The most famous of all is perhaps Golden Gai, a collection of iggledy-piggledy streets with bar after bar stacked atop each other in two or three-story ramshackle buildings. It became famous thanks to authors and photographers like Haruki Murakami and Daido Moriyama, part of Tokyo’s creative circles in the 1960s and 70s.

They were known for frequenting the many bars and literary pubs there, exchanging ideas on a diet of whiskey highballs and tiny snacks. In recent years, Golden Gai has become known as a bit of a tourist spot. This can be both positive and negative for visitors. Some bars have introduced extra fees for tourists, or are protecting their regulars by making their establishments members only. Other places welcome visitors with open arms. Signs such as “I speak English” and “Tourists Free Entry,” proclaim their openness far and wide.
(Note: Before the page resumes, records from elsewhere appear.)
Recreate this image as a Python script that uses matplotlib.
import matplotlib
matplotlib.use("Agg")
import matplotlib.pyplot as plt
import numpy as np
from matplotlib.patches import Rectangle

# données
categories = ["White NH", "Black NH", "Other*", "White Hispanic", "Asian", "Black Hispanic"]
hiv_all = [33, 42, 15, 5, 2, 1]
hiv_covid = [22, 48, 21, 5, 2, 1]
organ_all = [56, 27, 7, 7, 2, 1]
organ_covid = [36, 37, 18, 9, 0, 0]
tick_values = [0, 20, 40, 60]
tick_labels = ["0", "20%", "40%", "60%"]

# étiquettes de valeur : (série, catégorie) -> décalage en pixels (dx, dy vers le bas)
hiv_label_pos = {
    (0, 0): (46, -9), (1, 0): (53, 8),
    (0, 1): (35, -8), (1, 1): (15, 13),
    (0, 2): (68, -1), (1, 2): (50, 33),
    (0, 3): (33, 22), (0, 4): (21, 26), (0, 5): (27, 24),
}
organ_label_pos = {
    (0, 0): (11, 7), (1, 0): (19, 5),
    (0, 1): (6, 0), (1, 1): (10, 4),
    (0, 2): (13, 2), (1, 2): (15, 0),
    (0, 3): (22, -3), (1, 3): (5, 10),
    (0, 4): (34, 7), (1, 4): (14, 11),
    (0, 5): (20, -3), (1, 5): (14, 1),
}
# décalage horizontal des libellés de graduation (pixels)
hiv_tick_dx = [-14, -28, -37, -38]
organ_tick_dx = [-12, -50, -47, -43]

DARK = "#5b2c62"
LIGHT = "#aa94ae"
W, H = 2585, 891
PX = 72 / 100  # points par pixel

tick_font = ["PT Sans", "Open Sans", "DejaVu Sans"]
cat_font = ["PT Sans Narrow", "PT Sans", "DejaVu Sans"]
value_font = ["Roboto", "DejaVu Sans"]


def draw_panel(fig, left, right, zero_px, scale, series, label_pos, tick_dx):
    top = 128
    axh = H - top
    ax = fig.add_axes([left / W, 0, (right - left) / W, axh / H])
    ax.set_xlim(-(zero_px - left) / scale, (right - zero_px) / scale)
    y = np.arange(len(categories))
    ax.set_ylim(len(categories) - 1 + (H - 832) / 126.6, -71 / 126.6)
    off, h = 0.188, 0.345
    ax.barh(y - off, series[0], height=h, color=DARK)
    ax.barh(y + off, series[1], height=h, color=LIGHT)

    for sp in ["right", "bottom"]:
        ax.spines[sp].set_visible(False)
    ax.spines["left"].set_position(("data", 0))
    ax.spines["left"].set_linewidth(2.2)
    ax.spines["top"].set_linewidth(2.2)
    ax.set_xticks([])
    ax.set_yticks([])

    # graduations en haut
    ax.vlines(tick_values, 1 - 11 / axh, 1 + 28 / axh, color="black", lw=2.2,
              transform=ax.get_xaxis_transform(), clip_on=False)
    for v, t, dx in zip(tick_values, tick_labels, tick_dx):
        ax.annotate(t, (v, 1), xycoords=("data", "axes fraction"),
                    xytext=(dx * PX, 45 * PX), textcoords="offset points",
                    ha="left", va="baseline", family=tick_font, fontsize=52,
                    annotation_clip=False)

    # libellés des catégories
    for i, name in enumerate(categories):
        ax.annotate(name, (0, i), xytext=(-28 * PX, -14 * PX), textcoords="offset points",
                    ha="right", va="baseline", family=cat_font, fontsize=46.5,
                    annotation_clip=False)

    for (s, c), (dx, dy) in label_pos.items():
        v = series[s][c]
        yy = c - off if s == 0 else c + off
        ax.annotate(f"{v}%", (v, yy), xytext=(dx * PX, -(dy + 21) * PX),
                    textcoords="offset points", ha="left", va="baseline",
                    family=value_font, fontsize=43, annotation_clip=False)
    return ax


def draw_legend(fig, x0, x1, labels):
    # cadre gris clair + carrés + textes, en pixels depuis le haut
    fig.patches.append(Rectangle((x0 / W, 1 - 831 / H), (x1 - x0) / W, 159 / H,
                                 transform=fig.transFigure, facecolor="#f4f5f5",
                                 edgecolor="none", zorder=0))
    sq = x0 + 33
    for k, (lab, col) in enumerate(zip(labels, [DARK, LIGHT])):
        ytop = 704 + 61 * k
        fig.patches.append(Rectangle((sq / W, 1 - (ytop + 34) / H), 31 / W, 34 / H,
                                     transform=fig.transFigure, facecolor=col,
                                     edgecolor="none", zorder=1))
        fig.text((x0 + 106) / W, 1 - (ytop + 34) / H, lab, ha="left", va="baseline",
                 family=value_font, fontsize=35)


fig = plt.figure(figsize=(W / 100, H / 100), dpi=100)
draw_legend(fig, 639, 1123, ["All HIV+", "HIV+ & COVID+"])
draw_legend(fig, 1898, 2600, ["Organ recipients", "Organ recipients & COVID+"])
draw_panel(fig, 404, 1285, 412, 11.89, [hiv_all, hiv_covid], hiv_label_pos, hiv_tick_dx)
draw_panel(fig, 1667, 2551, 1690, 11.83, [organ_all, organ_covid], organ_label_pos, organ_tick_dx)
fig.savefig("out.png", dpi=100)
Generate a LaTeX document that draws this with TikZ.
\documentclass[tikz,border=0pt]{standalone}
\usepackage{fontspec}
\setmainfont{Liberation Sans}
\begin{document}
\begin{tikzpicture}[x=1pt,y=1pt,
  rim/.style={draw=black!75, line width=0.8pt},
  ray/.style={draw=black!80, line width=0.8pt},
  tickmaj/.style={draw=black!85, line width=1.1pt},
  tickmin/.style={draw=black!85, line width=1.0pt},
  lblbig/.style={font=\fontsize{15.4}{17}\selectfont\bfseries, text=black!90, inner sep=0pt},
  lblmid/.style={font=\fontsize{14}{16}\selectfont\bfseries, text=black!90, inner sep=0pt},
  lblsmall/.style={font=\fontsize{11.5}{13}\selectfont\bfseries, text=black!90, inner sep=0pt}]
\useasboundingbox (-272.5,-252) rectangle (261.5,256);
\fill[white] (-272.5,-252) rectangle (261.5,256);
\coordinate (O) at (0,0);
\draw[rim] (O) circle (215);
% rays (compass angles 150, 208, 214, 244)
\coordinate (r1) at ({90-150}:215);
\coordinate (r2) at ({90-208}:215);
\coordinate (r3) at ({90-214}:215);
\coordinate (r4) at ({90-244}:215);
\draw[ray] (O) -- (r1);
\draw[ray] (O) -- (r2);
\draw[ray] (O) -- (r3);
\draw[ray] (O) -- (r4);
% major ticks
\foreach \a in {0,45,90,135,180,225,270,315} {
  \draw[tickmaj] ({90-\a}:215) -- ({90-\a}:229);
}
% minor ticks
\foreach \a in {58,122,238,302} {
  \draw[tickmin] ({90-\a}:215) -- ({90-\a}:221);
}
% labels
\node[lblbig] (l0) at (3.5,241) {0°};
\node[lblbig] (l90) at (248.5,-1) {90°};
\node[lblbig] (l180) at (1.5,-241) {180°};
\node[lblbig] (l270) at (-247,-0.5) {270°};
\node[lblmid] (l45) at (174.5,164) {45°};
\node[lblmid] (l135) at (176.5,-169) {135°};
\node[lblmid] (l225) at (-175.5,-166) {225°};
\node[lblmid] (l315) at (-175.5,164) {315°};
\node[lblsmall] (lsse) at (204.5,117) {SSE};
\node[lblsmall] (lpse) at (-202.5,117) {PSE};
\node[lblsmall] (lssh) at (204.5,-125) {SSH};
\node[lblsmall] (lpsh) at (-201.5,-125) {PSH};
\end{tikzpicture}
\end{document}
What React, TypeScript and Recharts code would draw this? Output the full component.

Omoide Yokocho and Omoide Nuke Road

Golden Gai is definitely worth a visit, but there are at least two other yokocho within walking distance, which are just as deserving of patronage. Omoide Yokocho (which means “memory lane”) is located right next to the train tracks near Shinjuku, with a gaudy green and yellow sign to welcome visitors. There are drinking places curtained off with plastic, a cheap late-night soba restaurant and “one of the best Chinese places in the city,” as someone I met in a different yokocho told me.

Head right to the middle of Kabukicho and you may spot the Omoide Nuke Road (the “road of forgotten memories”), a personal favorite. Here you’ll find a Chinese BYOB restaurant, a Taiwanese kitchen up a flight of stairs, surprisingly spacious 30-year-old bars, tiny snack joints and lots more.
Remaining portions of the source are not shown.